Management of acute coronary syndrome in the very elderly
Lancet 12 January 2016, online first
虚血性心疾患の中で、80歳以上の超高齢者が増えている。急性虚血性心疾患の中では、非ST上昇型急性冠症候群(NSTE-ACS)が最も多い。ガイドラインではNSTE-ACSに対して侵襲的な治療戦略が勧められているが、80歳以上を対象にしたRCTは少ない。
高齢者の場合、併存疾患、認知機能低下、フレイルティ、ポリファーマシー、広範囲の虚血を引き起こす複雑な冠動脈病変を持っていることが多く、それらがNSTE-ACSに対する侵襲的治療戦略の有効性を弱め、合併症のリスクを増大させるかもしれない。
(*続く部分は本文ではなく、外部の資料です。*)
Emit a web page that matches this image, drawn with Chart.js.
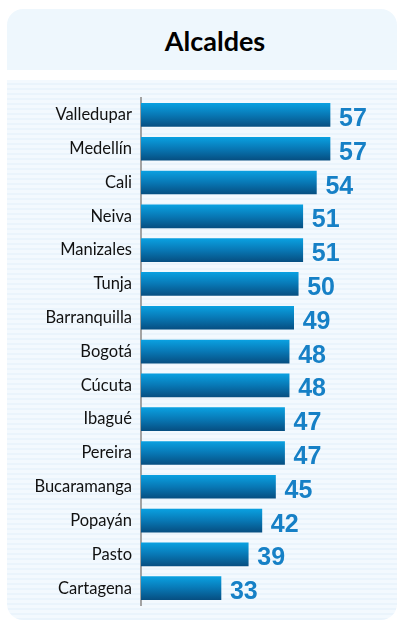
<!DOCTYPE html>
<html>
<head>
<meta charset="utf-8">
<script src="https://cdn.jsdelivr.net/npm/chart.js@4"></script>
<style>
  html, body { margin: 0; padding: 0; background: #fff; }
  #wrap { position: relative; width: 400px; height: 624px; overflow: hidden; }
  .panel-top {
    position: absolute; left: 7px; top: 9px; width: 390px; height: 61px;
    background: #eef7fd; border-radius: 16px 16px 0 0;
  }
  .panel-body {
    position: absolute; left: 7px; top: 80px; width: 390px; height: 540px;
    border-radius: 0 0 16px 16px;
    background: repeating-linear-gradient(#f3f9fe 0px, #f3f9fe 3px, #eaf4fc 3px, #eaf4fc 5px);
  }
  .title {
    position: absolute; left: 0; top: 27px; width: 430px; text-align: center;
    font-family: Lato, sans-serif; font-weight: bold; font-size: 27px; line-height: 27px; color: #000;
  }
  canvas { position: absolute; left: 0; top: 0; }
</style>
</head>
<body>
<div id="wrap">
  <div class="panel-top"></div>
  <div class="panel-body"></div>
  <div class="title">Alcaldes</div>
  <canvas id="myChart" width="400" height="624"></canvas>
</div>
<script>
const cities = ['Valledupar', 'Medellín', 'Cali', 'Neiva', 'Manizales', 'Tunja', 'Barranquilla',
    'Bogotá', 'Cúcuta', 'Ibagué', 'Pereira', 'Bucaramanga', 'Popayán', 'Pasto', 'Cartagena'];
const scores = [57, 57, 54, 51, 51, 50, 49, 48, 48, 47, 47, 45, 42, 39, 33];

const barH = 23;

// vertical gradient for each bar
function barGradient(context) {
    const chart = context.chart;
    const y = chart.scales.y;
    if (!chart.chartArea || !y) return '#0a7cbf';
    const cy = y.getPixelForValue(context.dataIndex);
    const g = chart.ctx.createLinearGradient(0, cy - barH / 2, 0, cy + barH / 2);
    g.addColorStop(0, '#0aa0e0');
    g.addColorStop(0.5, '#0878b5');
    g.addColorStop(1, '#064f82');
    return g;
}

const valueLabels = {
    id: 'valueLabels',
    afterDatasetsDraw(chart) {
        const ctx = chart.ctx;
        const meta = chart.getDatasetMeta(0);
        ctx.save();
        ctx.font = 'bold 25px "Liberation Sans", Arial, sans-serif';
        ctx.fillStyle = '#1680c6';
        ctx.textAlign = 'left';
        ctx.textBaseline = 'alphabetic';
        meta.data.forEach((bar, i) => {
            ctx.fillText(String(scores[i]), bar.x + 9, bar.y + 11);
        });
        ctx.restore();
    }
};

const ctx = document.getElementById('myChart').getContext('2d');
const myChart = new Chart(ctx, {
    type: 'bar',
    data: {
        labels: cities,
        datasets: [{
            data: scores,
            backgroundColor: barGradient,
            barThickness: barH,
            borderWidth: 0
        }]
    },
    options: {
        indexAxis: 'y',
        responsive: false,
        animation: false,
        layout: { padding: { top: 98, bottom: 16, right: 10, left: 0 } },
        plugins: {
            legend: { display: false },
            tooltip: { enabled: false }
        },
        scales: {
            x: {
                display: false,
                min: 15.4,
                max: 70.2
            },
            y: {
                afterFit: (scale) => { scale.width = 141; },
                grid: { display: false, drawTicks: false },
                border: { display: true, color: '#a3a3a3', width: 2 },
                ticks: {
                    padding: 9,
                    color: '#111',
                    font: { family: 'Lato', size: 16.5 }
                }
            }
        }
    },
    plugins: [valueLabels]
});
</script>
</body>
</html>
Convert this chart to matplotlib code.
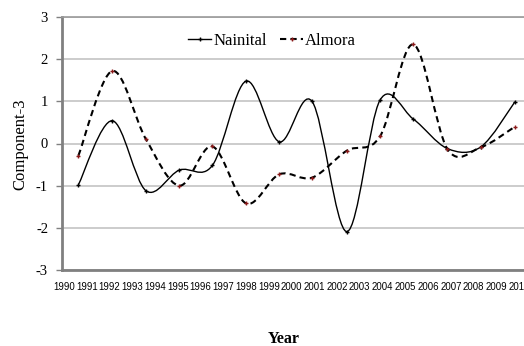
import numpy as np
import matplotlib
matplotlib.use('Agg')
import matplotlib.pyplot as plt
from matplotlib.path import Path
from matplotlib.patches import PathPatch
from matplotlib.lines import Line2D

plt.rcParams['axes.unicode_minus'] = False

# positions of the data points on the year axis
point_x = [1990.63, 1992.12, 1993.60, 1995.07, 1996.52, 1998.0, 1999.46,
           2000.90, 2002.43, 2003.89, 2005.35, 2006.85, 2008.32, 2009.82]
nainital = [-0.98, 0.54, -1.12, -0.63, -0.52, 1.48, 0.04,
            1.0, -2.09, 1.03, 0.58, -0.12, -0.08, 0.99]
almora = [-0.29, 1.72, 0.10, -1.0, -0.07, -1.42, -0.73,
          -0.81, -0.17, 0.17, 2.35, -0.13, -0.09, 0.40]
years = list(range(1990, 2011))
yticks = [-3, -2, -1, 0, 1, 2, 3]

serif = ['Liberation Serif', 'DejaVu Serif']
sans = ['Liberation Sans', 'DejaVu Sans']


def smooth_path(xs, ys):
    # Catmull-Rom style bezier, like a spreadsheet "smoothed line"
    pts = np.column_stack([xs, ys])
    n = len(pts)
    verts = [pts[0]]
    codes = [Path.MOVETO]
    for i in range(n - 1):
        p0 = pts[i - 1] if i > 0 else pts[i]
        p1 = pts[i]
        p2 = pts[i + 1]
        p3 = pts[i + 2] if i + 2 < n else pts[i + 1]
        c1 = p1 + (p2 - p0) / 6.0
        c2 = p2 - (p3 - p1) / 6.0
        verts += [c1, c2, p2]
        codes += [Path.CURVE4] * 3
    return Path(verts, codes)


fig = plt.figure(figsize=(5.24, 3.46), dpi=100)
# plot box runs past the right edge, as in the cropped original
ax = fig.add_axes([62 / 524, 76 / 346, 478 / 524, 253 / 346])

ax.set_xlim(1989.91, 2010.92)
ax.set_ylim(-3, 3)

ax.set_yticks(yticks)
ax.yaxis.grid(True, color='#c8c8c8', linewidth=1.3)
ax.set_axisbelow(True)

ax.add_patch(PathPatch(smooth_path(point_x, nainital), facecolor='none',
                       edgecolor='black', linewidth=1.0))
ax.add_patch(PathPatch(smooth_path(point_x, almora), facecolor='none',
                       edgecolor='black', linewidth=1.5,
                       linestyle=(0, (3, 2))))
ax.plot(point_x, nainital, linestyle='none', marker='+', color='black',
        markersize=3.5, markeredgewidth=1.0)
ax.plot(point_x, almora, linestyle='none', marker='+', color='#8b1a1a',
        markersize=3.5, markeredgewidth=1.0)

for side in ['left', 'bottom']:
    ax.spines[side].set_color('#808080')
    ax.spines[side].set_linewidth(2.0)
for side in ['top', 'right']:
    ax.spines[side].set_color('#9a9a9a')
    ax.spines[side].set_linewidth(1.2)

ax.set_xticks(years)
ax.set_xticklabels([str(y) for y in years], family=sans, fontsize=6.9)
ax.tick_params(axis='x', length=0, pad=9)
ax.tick_params(axis='y', length=4, width=1, color='#808080', pad=6,
               labelsize=10.5)
for lab in ax.get_yticklabels():
    lab.set_family(serif)

fig.text(20 / 524, 1 - 144 / 346, 'Component-3', rotation=90, ha='center',
         va='center', family=serif, fontsize=12)
fig.text(284 / 524, 1 - 339 / 346, 'Year', ha='center', va='center',
         family=serif, fontsize=11.5, fontweight='bold')

handles = [
    Line2D([], [], color='black', linewidth=1.0, marker='+', markersize=3.5),
    Line2D([], [], color='black', linewidth=1.5, linestyle=(0, (3, 2)),
           marker='+', markersize=3.5, markeredgecolor='#8b1a1a'),
]
ax.legend(handles, ['Nainital', 'Almora'], ncol=2, frameon=False,
          loc='center', bbox_to_anchor=(272 / 524, 1 - 41 / 346),
          bbox_transform=fig.transFigure, prop={'family': serif, 'size': 12},
          handlelength=1.4, handletextpad=0.1, columnspacing=0.8)

fig.savefig('out.png', dpi=100)
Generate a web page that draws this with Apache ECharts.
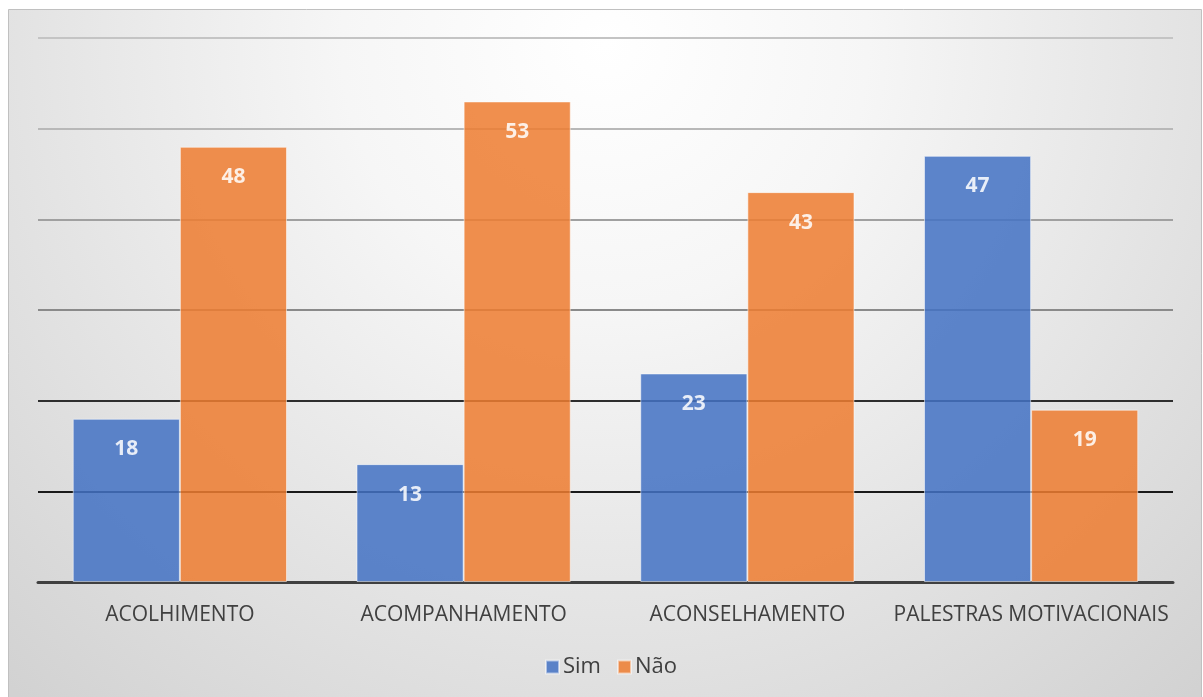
<!DOCTYPE html>
<html>
<head>
<meta charset="utf-8">
<script src="https://cdn.jsdelivr.net/npm/echarts@6/dist/echarts.min.js"></script>
<style>
html,body{margin:0;padding:0;background:#fff;}
#chart{width:1203px;height:697px;}
</style>
</head>
<body>
<div id="chart"></div>
<script>
const categories = ['ACOLHIMENTO', 'ACOMPANHAMENTO', 'ACONSELHAMENTO', 'PALESTRAS MOTIVACIONAIS'];
const simValues = [18, 13, 23, 47];
const naoValues = [48, 53, 43, 19];
const seriesNames = ['Sim', 'Não'];

const chart = echarts.init(document.getElementById('chart'));
const font = '"Open Sans", "Noto Sans", sans-serif';

const labelCfg = {
  show: true, position: 'insideTop', distance: 20,
  color: '#ffffff', fontWeight: 'bold', fontSize: 21, fontFamily: font
};

chart.setOption({
  backgroundColor: '#ffffff',
  animation: false,
  graphic: [{
    type: 'rect', z: -100, silent: true,
    shape: {x: 8.5, y: 9.5, width: 1193, height: 700},
    style: {
      fill: {type: 'radial', x: 0.5, y: 0.05, r: 1.25,
        colorStops: [{offset: 0, color: '#ffffff'}, {offset: 0.3, color: '#f6f6f6'}, {offset: 1, color: '#d2d2d2'}]},
      stroke: '#c0c0c0', lineWidth: 1
    }
  }],
  grid: {left: 38, right: 30, top: 38, bottom: 115},
  legend: {
    data: seriesNames, top: 651, left: 540,
    icon: 'rect', itemWidth: 13, itemHeight: 13, itemGap: 16,
    textStyle: {fontFamily: font, fontSize: 22, color: '#404040', padding: [0, 0, 0, -1]}
  },
  xAxis: {
    type: 'category', data: categories,
    axisLine: {show: true, lineStyle: {color: '#404040', width: 3}},
    axisTick: {show: false},
    axisLabel: {interval: 0, fontFamily: font, fontSize: 21, color: '#404040', margin: 23}
  },
  yAxis: {
    type: 'value', min: 0, max: 60, interval: 10,
    axisLine: {show: false}, axisTick: {show: false}, axisLabel: {show: false},
    splitLine: {show: true, lineStyle: {width: 2,
      color: ['#404040', '#1a1a1a', '#2e2e2e', '#8a8a8a', '#a0a0a0', '#b8b8b8', '#c4c4c4']}}
  },
  series: [
    {name: seriesNames[0], type: 'bar', data: simValues, barGap: '0%', barCategoryGap: '24.5%',
      itemStyle: {color: '#4472C4', opacity: 0.86, borderColor: 'rgba(255,255,255,0.6)', borderWidth: 1},
      label: labelCfg},
    {name: seriesNames[1], type: 'bar', data: naoValues, barGap: '0%', barCategoryGap: '24.5%',
      itemStyle: {color: '#ED7D31', opacity: 0.86, borderColor: 'rgba(255,255,255,0.6)', borderWidth: 1},
      label: labelCfg}
  ]
});
</script>
</body>
</html>
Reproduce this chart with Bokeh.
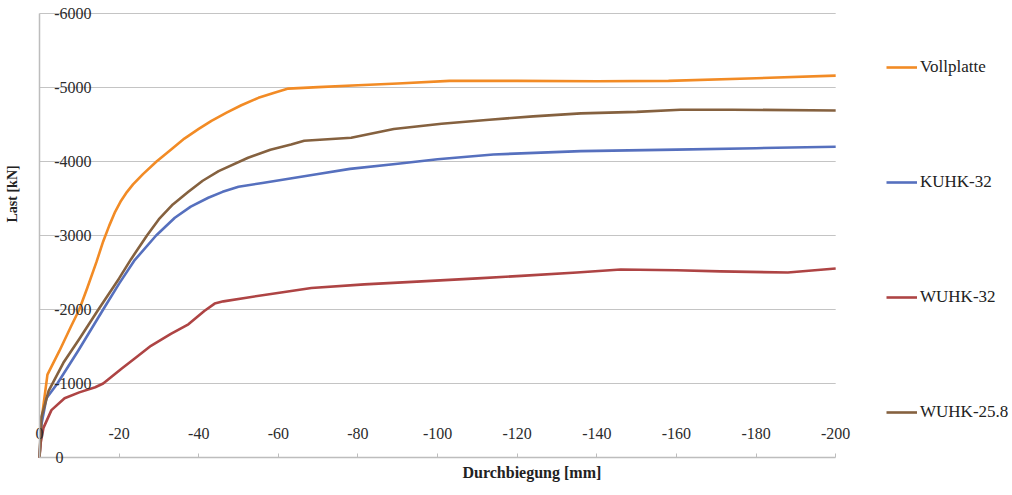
import math
from bokeh.plotting import figure
from bokeh.models import Range1d, FixedTicker, Legend, LegendItem, Title
from bokeh.embed import file_html
from bokeh.resources import INLINE

# ---- data ----
x_ticks = [0, -20, -40, -60, -80, -100, -120, -140, -160, -180, -200]
x_tick_labels = ["0", "-20", "-40", "-60", "-80", "-100", "-120", "-140", "-160", "-180", "-200"]
y_ticks = [0, -1000, -2000, -3000, -4000, -5000, -6000]
y_tick_labels = ["0", "-1000", "-2000", "-3000", "-4000", "-5000", "-6000"]

series_names = ["Vollplatte", "KUHK-32", "WUHK-32", "WUHK-25.8"]

vollplatte_x = [0, -0.5, -2, -5, -8, -10, -12, -14.3, -16, -17.5, -19, -20.5, -22, -23.5, -26,
                -29.4, -33, -36.4, -40, -43.2, -47, -50.7, -55, -59, -62.5, -70, -80, -90,
                -103, -120, -140, -158, -180, -200]
vollplatte_y = [0, -500, -1120, -1440, -1780, -2000, -2290, -2640, -2920, -3130, -3320,
                -3470, -3590, -3690, -3830, -4000, -4160, -4310, -4440, -4550, -4660, -4760,
                -4860, -4930, -4985, -5005, -5030, -5055, -5090, -5090, -5085, -5090, -5125,
                -5160]

kuhk32_x = [0, -0.5, -1.75, -4.5, -9.8, -16, -20, -23.8, -29.3, -34, -38, -42.4, -46, -50,
            -56, -63, -70, -78, -90, -100, -114, -136, -160, -180, -200]
kuhk32_y = [0, -450, -800, -1000, -1450, -2000, -2350, -2660, -3000, -3240, -3390, -3510,
            -3590, -3660, -3710, -3770, -3830, -3900, -3970, -4030, -4095, -4140, -4160,
            -4180, -4200]

wuhk32_x = [0, -0.3, -1, -3, -6.3, -10, -14, -16, -20.6, -24, -28, -33, -37.4, -41.4, -44,
            -46.2, -52, -60.7, -68.3, -81.6, -96, -110, -121, -135, -146, -160, -171,
            -188, -200]
wuhk32_y = [0, -200, -400, -640, -800, -880, -950, -1000, -1200, -1340, -1510, -1670, -1800,
            -1980, -2080, -2110, -2160, -2230, -2290, -2340, -2380, -2420, -2455, -2500,
            -2540, -2530, -2515, -2500, -2555]

wuhk258_x = [0, -0.5, -2.3, -6, -10, -14.8, -20, -23, -27, -30, -33.5, -37.4, -41, -45, -52.4,
             -58, -63.2, -66.5, -78.3, -89, -101, -113, -124, -136, -150, -161, -174, -200]
wuhk258_y = [0, -550, -900, -1280, -1600, -2000, -2420, -2680, -3000, -3220, -3420, -3590,
             -3740, -3870, -4050, -4160, -4230, -4280, -4320, -4440, -4510, -4565, -4610,
             -4650, -4670, -4700, -4700, -4690]

colors = ["#F28B25", "#5670BE", "#AE4444", "#85613F"]

FONT = "Liberation Serif"

# layout: plot area x 38..835 (0..-200), y 13..457 (-6000..0); the frame is
# extended around it so the legend and tick labels are not clipped.
W, H = 1012, 495
PX0, PX1, PY0, PY1 = 38, 835, 13, 457
FRAME_LEFT = 20
FRAME_BOTTOM = 465
x_per_px = 200 / (PX1 - PX0)
y_per_px = 6000 / (PY1 - PY0)
x_start = (PX0 - FRAME_LEFT) * x_per_px
x_end = -(W - PX0) * x_per_px
y_start = (FRAME_BOTTOM - PY1) * y_per_px
y_end = -6000 - PY0 * y_per_px

p = figure(width=W, height=H, output_backend="svg", toolbar_location=None,
           x_range=Range1d(x_start, x_end), y_range=Range1d(y_start, y_end),
           min_border_left=FRAME_LEFT, min_border_right=0, min_border_top=0,
           min_border_bottom=H - FRAME_BOTTOM)
p.outline_line_color = None
p.background_fill_color = "white"
p.border_fill_color = "white"
p.xgrid.visible = False
p.ygrid.visible = False

# horizontal grid lines across the plot area only
p.segment(x0=[x_ticks[0]] * (len(y_ticks) - 1), x1=[x_ticks[-1]] * (len(y_ticks) - 1),
          y0=y_ticks[1:], y1=y_ticks[1:], line_color="#c4c4c4", line_width=1)

p.xaxis.ticker = FixedTicker(ticks=x_ticks)
p.yaxis.ticker = FixedTicker(ticks=y_ticks)
p.xaxis.major_label_overrides = {t: s for t, s in zip(x_ticks, x_tick_labels)}
# the "0" of the value axis is left-aligned with the other labels
y_over = {t: s for t, s in zip(y_ticks, y_tick_labels)}
y_over[0] = "0" + "\u00a0" * 7
p.yaxis.major_label_overrides = y_over
for ax in (p.xaxis, p.yaxis):
    ax.fixed_location = 0
    ax.axis_line_color = "#bdbdbd"
    ax.axis_line_width = 1.5
    ax.major_tick_line_color = "#bdbdbd"
    ax.minor_tick_line_color = None
    ax.major_label_text_font = FONT
    ax.major_label_text_font_size = "16px"
    ax.major_label_text_color = "#2b2b2b"

p.xaxis.bounds = (x_ticks[-1], x_ticks[0])
p.yaxis.bounds = (y_ticks[-1], y_ticks[0])
p.xaxis.major_tick_in = 4
p.xaxis.major_tick_out = 0
p.xaxis.major_label_standoff = -30
p.yaxis.major_tick_in = 0
p.yaxis.major_tick_out = 0
p.yaxis.major_label_standoff = -52

xs = [vollplatte_x, kuhk32_x, wuhk32_x, wuhk258_x]
ys = [vollplatte_y, kuhk32_y, wuhk32_y, wuhk258_y]
renderers = []
for x, y, c in zip(xs, ys, colors):
    renderers.append(p.line(x, y, line_color=c, line_width=2.6, line_join="round"))

legend = Legend(items=[LegendItem(label=n, renderers=[r]) for n, r in zip(series_names, renderers)],
                location=(885 - FRAME_LEFT, FRAME_BOTTOM - 422), orientation="vertical",
                spacing=95, padding=0, margin=0,
                glyph_width=31, glyph_height=20, label_height=20, label_standoff=3,
                label_text_font=FONT, label_text_font_size="17px",
                label_text_color="#222222", border_line_color=None,
                background_fill_alpha=0)
p.add_layout(legend)

p.add_layout(Title(text="Durchbiegung [mm]", align="left", offset=423 + (PX0 - FRAME_LEFT),
                   standoff=-8, text_font=FONT, text_font_size="16px",
                   text_font_style="bold", text_color="#222222"), "below")
p.add_layout(Title(text="Last [kN]", align="left", offset=235 + (FRAME_BOTTOM - PY1), standoff=4,
                   text_font=FONT, text_font_size="14px", text_font_style="bold",
                   text_color="#222222"), "left")

open("out.html", "w").write(file_html(p, INLINE))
超高齢者のNSTE-ACSに対して、侵襲的治療戦略と保存的治療戦略を比較した唯一のRCTは、パワー不足であり全体的な有効性は示されなかったが、ベースラインでトロポニン上昇があったグループでは臨床的イベントが少なかった(JACC Cardiovasc Interv 2012; 5: 906–16.)。
80歳以上のNSTEMIとUAPを対象にしたAfter Eighty試験の結果がLancetに報告された。それは、侵襲的治療戦略を支持するものだった。主要評価項目は心筋梗塞、緊急血行再建の必要性、脳梗塞、死亡の複合エンドポイントで、冠動脈造影は平均して入院後3日で行われた。フォローアップ期間は1.53年(中央値)で、侵襲的治療戦略を取ったグループで、イベント数が低かった(40.6% vs 61.4%, HR:0.53, 95%CI:0.41-0.69)。NNTは4.8(3.4-8.5)であった。侵襲的治療戦略は心筋梗塞(HR:0.52, 95%CI:0.35-0.76)と緊急血行再建(HR:0.19, 95%CI:0.07-0.52)を有意に減少させたが、死亡についての有効性はなかった。それはサンプルサイズが小さいことや、PCI後の死亡の多くが非心臓死だからかもしれない。
After Eighty試験はハイリスクな患者特性であったにもかかわらず、臨床的に安定しており虚血が持続していないことが選択基準になっていた。それが参加者が少なくなった要因であり、この試験の結果は超高齢のNSTEMIやUAPの患者の多くに適応できないかもしれない。
After Eighty試験では、造影剤腎症や出血は以前の報告より多くなかった。
After Eighty試験は注目すべきエビデンスだが、高齢者の治療方針の決定には、生命予後、併存疾患、出血リスク、認知機能や身体機能、患者の意思などを加味して個別に判断すべきである。また、侵襲的治療戦略のQOL、再入院、コストなどについてのさらなる検証が必要である。